◆ WORK TO COMPLETE ◆
Every line that contains the word "LaTeX" should be copied out.
___
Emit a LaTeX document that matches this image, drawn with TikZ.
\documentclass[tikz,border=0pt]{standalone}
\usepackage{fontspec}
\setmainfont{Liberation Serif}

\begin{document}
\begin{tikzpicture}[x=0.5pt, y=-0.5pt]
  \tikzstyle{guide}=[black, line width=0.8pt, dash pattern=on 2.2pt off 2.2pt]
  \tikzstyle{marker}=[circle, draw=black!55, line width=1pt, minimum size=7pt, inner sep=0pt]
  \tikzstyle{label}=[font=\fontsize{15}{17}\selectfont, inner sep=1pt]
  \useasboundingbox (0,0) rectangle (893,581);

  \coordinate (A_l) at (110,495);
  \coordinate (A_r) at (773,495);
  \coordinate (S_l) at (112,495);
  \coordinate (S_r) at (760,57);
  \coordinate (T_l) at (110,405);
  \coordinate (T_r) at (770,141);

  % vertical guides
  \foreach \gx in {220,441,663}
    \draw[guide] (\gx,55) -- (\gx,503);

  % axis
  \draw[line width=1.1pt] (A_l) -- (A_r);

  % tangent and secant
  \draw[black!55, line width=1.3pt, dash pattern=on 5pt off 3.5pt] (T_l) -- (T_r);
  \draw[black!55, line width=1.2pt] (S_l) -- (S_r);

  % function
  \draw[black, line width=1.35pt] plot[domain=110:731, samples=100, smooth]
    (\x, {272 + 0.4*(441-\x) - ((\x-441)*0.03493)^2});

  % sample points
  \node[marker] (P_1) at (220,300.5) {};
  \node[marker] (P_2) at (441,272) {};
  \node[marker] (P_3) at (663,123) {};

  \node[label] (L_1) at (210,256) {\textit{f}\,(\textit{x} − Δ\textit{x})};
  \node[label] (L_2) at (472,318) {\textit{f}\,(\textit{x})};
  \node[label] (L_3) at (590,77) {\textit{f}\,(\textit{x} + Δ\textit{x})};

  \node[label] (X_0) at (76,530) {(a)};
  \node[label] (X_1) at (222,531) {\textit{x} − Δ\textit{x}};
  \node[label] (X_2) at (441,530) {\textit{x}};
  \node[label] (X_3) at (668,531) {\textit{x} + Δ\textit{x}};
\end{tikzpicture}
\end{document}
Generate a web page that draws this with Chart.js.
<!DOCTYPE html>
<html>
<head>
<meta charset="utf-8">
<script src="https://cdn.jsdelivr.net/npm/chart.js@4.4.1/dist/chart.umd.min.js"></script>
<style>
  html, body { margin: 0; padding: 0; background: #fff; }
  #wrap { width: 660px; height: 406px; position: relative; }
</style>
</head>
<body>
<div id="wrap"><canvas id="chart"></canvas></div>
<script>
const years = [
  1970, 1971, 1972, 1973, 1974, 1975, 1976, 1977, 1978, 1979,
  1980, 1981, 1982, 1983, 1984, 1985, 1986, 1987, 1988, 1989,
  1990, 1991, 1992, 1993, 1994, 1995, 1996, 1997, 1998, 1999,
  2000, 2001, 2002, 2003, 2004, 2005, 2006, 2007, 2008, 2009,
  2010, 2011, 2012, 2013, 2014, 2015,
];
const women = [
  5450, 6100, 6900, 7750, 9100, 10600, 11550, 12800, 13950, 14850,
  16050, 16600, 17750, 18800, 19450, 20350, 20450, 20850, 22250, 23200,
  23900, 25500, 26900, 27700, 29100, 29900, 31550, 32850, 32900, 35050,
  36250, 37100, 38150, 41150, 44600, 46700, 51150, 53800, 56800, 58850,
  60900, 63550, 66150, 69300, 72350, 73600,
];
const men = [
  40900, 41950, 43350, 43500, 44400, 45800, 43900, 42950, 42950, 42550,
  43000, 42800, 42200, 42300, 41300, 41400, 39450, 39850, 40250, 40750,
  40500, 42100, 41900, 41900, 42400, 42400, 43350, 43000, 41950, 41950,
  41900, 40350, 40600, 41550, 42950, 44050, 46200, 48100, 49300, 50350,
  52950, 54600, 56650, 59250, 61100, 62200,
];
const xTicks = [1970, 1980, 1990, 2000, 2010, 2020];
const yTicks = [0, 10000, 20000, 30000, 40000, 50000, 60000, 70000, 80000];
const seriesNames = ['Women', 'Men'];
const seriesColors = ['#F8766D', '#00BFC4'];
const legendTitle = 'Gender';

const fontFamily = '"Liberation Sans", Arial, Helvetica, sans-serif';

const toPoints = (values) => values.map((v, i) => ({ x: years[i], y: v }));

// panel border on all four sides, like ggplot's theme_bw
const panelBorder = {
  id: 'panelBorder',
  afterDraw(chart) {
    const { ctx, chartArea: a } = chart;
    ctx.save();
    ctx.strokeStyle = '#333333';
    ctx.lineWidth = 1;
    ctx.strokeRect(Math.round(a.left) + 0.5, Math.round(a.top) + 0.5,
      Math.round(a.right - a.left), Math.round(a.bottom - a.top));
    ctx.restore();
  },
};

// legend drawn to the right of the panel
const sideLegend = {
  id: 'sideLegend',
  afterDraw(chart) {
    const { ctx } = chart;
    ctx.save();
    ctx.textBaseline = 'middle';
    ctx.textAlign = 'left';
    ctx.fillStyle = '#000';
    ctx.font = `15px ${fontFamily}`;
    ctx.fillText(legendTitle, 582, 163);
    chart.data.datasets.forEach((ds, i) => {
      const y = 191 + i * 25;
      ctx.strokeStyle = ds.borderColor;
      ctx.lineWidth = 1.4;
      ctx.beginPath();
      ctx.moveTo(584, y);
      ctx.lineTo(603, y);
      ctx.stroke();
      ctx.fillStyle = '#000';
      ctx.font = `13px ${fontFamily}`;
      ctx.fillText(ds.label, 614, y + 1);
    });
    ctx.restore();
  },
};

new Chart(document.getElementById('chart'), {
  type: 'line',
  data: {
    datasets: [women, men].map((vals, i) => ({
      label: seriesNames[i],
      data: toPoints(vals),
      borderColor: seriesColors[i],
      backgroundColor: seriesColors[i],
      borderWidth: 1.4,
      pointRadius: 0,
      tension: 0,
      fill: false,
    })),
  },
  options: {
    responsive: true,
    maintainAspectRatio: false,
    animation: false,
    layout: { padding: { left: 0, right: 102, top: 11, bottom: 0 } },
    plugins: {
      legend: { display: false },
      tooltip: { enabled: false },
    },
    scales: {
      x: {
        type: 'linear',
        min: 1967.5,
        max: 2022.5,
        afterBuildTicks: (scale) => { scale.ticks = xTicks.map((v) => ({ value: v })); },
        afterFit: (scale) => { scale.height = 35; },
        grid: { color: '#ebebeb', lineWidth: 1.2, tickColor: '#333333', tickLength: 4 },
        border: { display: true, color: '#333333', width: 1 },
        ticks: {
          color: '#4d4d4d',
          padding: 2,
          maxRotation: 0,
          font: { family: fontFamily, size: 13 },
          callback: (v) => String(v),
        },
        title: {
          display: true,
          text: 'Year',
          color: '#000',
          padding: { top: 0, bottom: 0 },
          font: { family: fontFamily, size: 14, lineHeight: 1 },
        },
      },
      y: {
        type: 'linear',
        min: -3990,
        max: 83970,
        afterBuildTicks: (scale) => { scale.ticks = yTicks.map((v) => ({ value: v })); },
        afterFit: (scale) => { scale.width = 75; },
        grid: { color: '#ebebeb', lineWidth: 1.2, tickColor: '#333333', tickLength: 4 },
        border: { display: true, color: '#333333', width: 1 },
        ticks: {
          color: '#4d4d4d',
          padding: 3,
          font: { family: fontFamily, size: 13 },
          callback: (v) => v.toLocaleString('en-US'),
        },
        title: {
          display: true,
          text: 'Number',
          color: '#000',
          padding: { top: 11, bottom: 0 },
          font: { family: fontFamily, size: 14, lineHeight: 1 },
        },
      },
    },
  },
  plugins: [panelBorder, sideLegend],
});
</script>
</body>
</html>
___
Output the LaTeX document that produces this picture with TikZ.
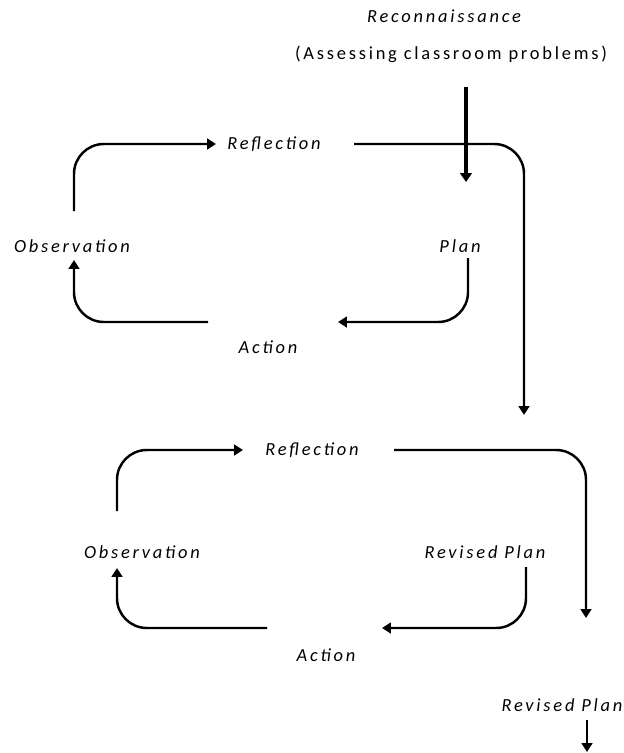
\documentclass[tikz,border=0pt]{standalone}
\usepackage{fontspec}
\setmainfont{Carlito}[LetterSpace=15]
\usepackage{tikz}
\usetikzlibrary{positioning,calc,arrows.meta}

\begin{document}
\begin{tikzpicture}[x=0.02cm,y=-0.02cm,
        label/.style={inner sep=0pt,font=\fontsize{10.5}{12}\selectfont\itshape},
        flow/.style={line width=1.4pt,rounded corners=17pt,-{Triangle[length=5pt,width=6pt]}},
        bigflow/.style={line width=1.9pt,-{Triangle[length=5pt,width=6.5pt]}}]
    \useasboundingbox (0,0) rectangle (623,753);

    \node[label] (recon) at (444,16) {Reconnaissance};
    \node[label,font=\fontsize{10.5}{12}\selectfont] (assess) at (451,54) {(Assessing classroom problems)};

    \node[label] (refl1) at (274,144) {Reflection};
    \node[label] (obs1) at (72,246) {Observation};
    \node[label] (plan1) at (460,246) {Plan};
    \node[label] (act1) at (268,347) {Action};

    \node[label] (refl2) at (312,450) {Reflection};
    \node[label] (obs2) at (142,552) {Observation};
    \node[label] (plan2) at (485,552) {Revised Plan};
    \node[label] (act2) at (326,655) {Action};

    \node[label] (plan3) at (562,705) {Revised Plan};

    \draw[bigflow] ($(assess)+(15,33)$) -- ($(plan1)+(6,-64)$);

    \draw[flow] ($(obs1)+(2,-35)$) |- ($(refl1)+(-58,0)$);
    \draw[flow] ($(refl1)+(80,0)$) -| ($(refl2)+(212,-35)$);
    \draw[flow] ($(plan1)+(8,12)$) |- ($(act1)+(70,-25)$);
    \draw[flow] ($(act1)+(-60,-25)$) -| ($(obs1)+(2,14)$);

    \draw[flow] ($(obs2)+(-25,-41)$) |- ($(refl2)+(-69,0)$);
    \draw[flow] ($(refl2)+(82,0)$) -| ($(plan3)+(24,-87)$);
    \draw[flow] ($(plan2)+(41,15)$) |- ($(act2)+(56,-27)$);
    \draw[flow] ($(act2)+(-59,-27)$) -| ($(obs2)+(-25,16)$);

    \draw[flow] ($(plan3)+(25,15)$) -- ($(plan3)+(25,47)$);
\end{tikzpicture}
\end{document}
___
◆ FINISHED ANSWER ◆
Emit a LaTeX document that matches this image, drawn with TikZ.
Output the LaTeX document that produces this picture with TikZ.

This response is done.